··· Data shown
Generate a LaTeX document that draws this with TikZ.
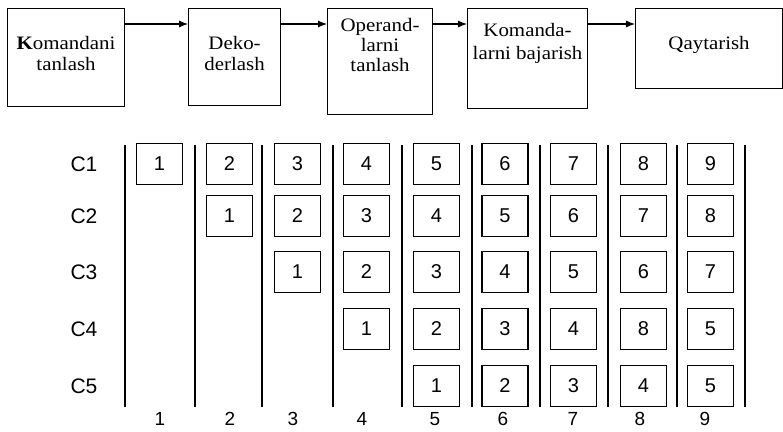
······
··· Data shown
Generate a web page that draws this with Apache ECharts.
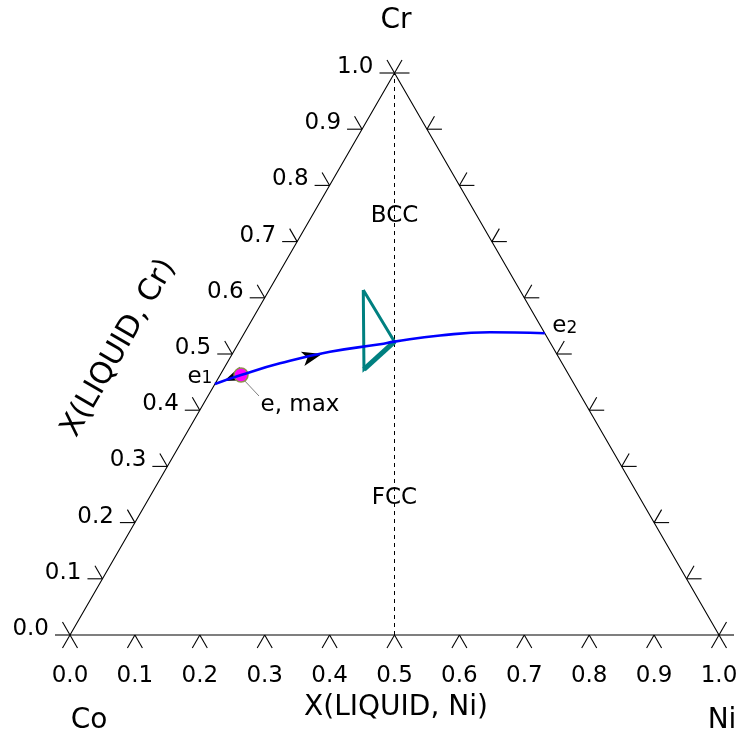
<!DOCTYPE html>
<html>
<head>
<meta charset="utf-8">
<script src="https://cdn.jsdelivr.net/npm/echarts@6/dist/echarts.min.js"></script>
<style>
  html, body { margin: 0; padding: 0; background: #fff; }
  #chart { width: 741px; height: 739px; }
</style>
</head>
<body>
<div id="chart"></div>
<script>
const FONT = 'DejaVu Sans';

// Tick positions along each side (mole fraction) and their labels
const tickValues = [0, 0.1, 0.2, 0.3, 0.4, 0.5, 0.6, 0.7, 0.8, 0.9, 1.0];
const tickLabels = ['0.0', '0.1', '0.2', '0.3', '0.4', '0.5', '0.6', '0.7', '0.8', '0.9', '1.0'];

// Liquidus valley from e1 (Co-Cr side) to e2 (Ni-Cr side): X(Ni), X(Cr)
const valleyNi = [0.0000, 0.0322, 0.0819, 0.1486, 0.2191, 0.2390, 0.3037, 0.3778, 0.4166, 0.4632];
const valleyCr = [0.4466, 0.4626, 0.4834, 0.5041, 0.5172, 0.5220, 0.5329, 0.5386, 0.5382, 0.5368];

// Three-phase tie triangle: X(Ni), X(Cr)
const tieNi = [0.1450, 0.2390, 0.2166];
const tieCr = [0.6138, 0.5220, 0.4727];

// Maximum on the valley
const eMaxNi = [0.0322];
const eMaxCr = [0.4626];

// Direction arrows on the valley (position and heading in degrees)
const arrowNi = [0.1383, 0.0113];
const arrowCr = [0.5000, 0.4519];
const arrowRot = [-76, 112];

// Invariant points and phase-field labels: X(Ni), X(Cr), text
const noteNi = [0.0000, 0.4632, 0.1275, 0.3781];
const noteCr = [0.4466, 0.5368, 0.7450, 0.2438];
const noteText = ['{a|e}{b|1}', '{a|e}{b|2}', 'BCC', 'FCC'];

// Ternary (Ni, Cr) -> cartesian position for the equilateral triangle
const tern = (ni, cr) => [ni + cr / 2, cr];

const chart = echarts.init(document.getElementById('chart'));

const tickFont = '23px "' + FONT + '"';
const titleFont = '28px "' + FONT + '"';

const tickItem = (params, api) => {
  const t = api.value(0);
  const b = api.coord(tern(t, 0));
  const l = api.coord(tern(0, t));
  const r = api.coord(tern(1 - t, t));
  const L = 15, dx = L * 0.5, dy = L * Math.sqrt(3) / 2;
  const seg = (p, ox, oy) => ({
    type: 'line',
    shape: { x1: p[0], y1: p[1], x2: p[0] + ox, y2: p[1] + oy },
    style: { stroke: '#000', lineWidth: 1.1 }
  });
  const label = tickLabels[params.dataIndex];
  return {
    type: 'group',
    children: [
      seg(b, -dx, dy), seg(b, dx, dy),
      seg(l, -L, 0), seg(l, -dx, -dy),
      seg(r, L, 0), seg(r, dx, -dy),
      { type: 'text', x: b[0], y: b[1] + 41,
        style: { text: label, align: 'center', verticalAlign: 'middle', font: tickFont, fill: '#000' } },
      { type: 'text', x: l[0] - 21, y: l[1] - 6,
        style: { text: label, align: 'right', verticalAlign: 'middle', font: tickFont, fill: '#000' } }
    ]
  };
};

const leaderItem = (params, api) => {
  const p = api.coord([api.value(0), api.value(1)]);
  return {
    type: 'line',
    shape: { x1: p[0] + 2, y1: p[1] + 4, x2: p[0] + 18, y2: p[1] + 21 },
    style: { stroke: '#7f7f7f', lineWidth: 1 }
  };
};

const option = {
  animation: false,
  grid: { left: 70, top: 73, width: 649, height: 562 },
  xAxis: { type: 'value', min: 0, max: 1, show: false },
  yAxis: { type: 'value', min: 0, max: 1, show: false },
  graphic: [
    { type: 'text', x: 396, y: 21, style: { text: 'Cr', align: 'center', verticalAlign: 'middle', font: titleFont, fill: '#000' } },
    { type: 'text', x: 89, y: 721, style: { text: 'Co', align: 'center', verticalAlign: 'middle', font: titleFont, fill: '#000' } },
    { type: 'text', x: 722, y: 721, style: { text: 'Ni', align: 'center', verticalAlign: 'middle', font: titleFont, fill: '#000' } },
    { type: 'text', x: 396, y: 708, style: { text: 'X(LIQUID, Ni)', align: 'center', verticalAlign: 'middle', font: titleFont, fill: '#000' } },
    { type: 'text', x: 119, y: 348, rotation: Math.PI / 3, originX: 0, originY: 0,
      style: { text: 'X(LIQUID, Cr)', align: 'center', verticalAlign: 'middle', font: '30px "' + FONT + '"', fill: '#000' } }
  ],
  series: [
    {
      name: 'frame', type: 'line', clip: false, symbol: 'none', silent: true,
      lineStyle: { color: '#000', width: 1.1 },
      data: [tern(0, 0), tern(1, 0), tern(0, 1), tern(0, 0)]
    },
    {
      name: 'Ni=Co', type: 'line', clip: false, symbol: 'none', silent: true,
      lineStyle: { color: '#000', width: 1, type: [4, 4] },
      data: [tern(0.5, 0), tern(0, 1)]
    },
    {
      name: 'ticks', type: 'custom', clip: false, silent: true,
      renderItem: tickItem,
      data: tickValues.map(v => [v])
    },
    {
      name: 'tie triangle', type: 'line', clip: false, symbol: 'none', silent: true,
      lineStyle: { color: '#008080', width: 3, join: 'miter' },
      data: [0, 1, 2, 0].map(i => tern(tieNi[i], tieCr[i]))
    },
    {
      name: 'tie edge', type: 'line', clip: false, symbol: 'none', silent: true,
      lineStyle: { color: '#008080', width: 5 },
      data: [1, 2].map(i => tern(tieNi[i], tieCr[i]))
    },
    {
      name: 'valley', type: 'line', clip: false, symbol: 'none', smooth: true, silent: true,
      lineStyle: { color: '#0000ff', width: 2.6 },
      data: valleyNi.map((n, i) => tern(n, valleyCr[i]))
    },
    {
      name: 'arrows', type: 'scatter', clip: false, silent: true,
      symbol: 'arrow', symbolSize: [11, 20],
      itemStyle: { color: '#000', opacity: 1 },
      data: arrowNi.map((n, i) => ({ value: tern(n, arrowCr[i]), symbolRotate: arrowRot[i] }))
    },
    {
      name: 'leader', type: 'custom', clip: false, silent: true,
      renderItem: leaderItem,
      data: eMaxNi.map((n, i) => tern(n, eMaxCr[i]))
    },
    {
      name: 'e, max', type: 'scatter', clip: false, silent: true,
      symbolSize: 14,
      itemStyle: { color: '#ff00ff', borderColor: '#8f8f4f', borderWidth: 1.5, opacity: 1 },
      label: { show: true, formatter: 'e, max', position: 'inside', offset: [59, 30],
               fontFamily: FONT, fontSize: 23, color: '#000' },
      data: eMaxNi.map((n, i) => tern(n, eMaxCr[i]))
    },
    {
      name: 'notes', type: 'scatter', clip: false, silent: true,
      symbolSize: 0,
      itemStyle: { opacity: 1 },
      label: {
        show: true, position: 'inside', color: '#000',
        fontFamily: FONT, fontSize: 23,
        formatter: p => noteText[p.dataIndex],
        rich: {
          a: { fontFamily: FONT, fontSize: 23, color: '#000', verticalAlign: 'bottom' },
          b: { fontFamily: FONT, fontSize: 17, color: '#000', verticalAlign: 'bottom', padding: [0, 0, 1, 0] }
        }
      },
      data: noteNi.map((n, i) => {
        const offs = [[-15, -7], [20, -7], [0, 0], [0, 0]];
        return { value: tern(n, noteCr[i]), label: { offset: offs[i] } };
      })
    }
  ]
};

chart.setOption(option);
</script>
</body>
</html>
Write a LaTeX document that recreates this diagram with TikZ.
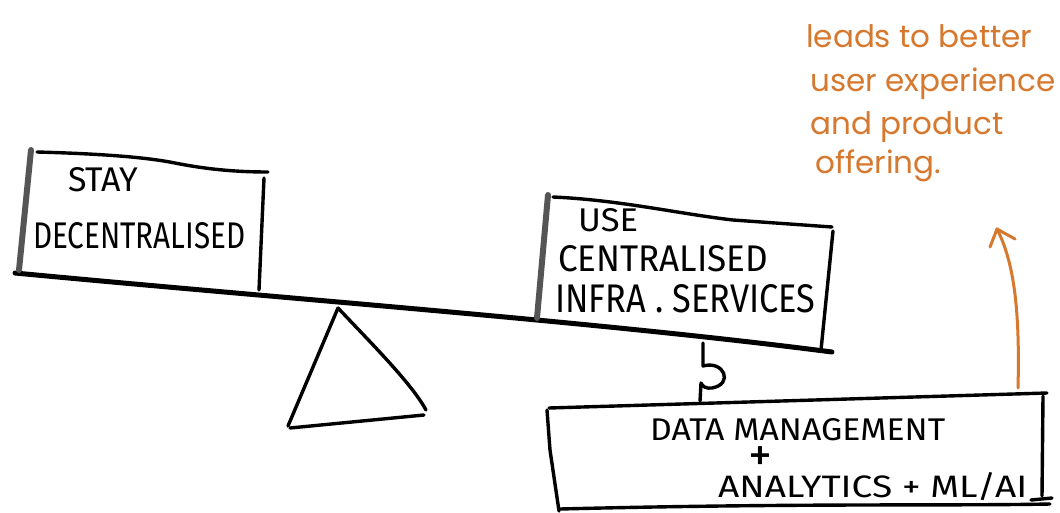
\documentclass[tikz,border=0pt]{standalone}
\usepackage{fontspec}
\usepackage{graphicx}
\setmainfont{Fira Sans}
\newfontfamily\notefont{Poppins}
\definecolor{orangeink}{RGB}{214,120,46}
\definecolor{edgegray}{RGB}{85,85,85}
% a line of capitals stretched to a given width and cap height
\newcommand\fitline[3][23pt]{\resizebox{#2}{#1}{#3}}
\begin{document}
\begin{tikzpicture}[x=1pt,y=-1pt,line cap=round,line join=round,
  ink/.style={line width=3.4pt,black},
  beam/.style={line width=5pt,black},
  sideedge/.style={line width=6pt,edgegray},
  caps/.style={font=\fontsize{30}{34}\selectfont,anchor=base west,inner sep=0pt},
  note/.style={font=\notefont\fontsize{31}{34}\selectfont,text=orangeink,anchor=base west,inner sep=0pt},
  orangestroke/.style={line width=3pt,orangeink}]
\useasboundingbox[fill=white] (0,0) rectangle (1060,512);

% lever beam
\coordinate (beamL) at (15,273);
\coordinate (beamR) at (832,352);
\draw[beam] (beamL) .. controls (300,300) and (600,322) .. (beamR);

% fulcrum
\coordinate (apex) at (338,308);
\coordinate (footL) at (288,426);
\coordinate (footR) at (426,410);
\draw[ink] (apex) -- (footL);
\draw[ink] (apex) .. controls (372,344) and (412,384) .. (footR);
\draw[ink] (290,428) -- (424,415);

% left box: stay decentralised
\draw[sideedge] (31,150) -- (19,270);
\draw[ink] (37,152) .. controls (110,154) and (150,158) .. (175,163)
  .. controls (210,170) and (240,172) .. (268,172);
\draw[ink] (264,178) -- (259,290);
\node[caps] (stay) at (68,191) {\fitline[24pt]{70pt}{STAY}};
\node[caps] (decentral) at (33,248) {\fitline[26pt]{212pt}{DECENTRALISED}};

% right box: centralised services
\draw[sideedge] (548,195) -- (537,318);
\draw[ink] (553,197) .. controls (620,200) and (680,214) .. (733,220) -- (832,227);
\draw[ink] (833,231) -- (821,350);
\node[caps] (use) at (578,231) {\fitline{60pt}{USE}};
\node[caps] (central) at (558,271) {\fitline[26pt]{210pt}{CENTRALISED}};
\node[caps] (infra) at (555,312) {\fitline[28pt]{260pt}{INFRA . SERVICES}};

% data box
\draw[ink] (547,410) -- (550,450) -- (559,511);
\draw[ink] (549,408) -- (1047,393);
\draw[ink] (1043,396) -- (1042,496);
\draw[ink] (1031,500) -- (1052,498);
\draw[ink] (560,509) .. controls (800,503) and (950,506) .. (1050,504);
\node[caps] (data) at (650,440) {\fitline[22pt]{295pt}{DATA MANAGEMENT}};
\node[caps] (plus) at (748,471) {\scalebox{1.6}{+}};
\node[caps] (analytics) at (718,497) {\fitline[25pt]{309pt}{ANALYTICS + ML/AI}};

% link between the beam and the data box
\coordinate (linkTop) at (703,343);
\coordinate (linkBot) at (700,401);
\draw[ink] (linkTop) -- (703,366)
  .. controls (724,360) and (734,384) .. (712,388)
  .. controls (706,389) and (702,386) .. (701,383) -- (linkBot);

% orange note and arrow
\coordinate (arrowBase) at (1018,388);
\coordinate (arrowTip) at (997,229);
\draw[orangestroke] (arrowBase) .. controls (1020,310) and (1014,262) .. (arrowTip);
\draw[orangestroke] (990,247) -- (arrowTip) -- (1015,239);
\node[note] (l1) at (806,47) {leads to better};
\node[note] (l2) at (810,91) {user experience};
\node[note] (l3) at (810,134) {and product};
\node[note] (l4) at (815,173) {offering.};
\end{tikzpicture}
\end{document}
······
* Problem
Keep to the lines above from the line with "Write a LaTeX" to the line with "(290,428) -- (424,415);", and set down exactly those, inclusive, with nothing else and every picture left out.

* Answer to the exercise
Write a LaTeX document that recreates this diagram with TikZ.
\documentclass[tikz,border=0pt]{standalone}
\usepackage{fontspec}
\usepackage{graphicx}
\setmainfont{Fira Sans}
\newfontfamily\notefont{Poppins}
\definecolor{orangeink}{RGB}{214,120,46}
\definecolor{edgegray}{RGB}{85,85,85}
% a line of capitals stretched to a given width and cap height
\newcommand\fitline[3][23pt]{\resizebox{#2}{#1}{#3}}
\begin{document}
\begin{tikzpicture}[x=1pt,y=-1pt,line cap=round,line join=round,
  ink/.style={line width=3.4pt,black},
  beam/.style={line width=5pt,black},
  sideedge/.style={line width=6pt,edgegray},
  caps/.style={font=\fontsize{30}{34}\selectfont,anchor=base west,inner sep=0pt},
  note/.style={font=\notefont\fontsize{31}{34}\selectfont,text=orangeink,anchor=base west,inner sep=0pt},
  orangestroke/.style={line width=3pt,orangeink}]
\useasboundingbox[fill=white] (0,0) rectangle (1060,512);

% lever beam
\coordinate (beamL) at (15,273);
\coordinate (beamR) at (832,352);
\draw[beam] (beamL) .. controls (300,300) and (600,322) .. (beamR);

% fulcrum
\coordinate (apex) at (338,308);
\coordinate (footL) at (288,426);
\coordinate (footR) at (426,410);
\draw[ink] (apex) -- (footL);
\draw[ink] (apex) .. controls (372,344) and (412,384) .. (footR);
\draw[ink] (290,428) -- (424,415);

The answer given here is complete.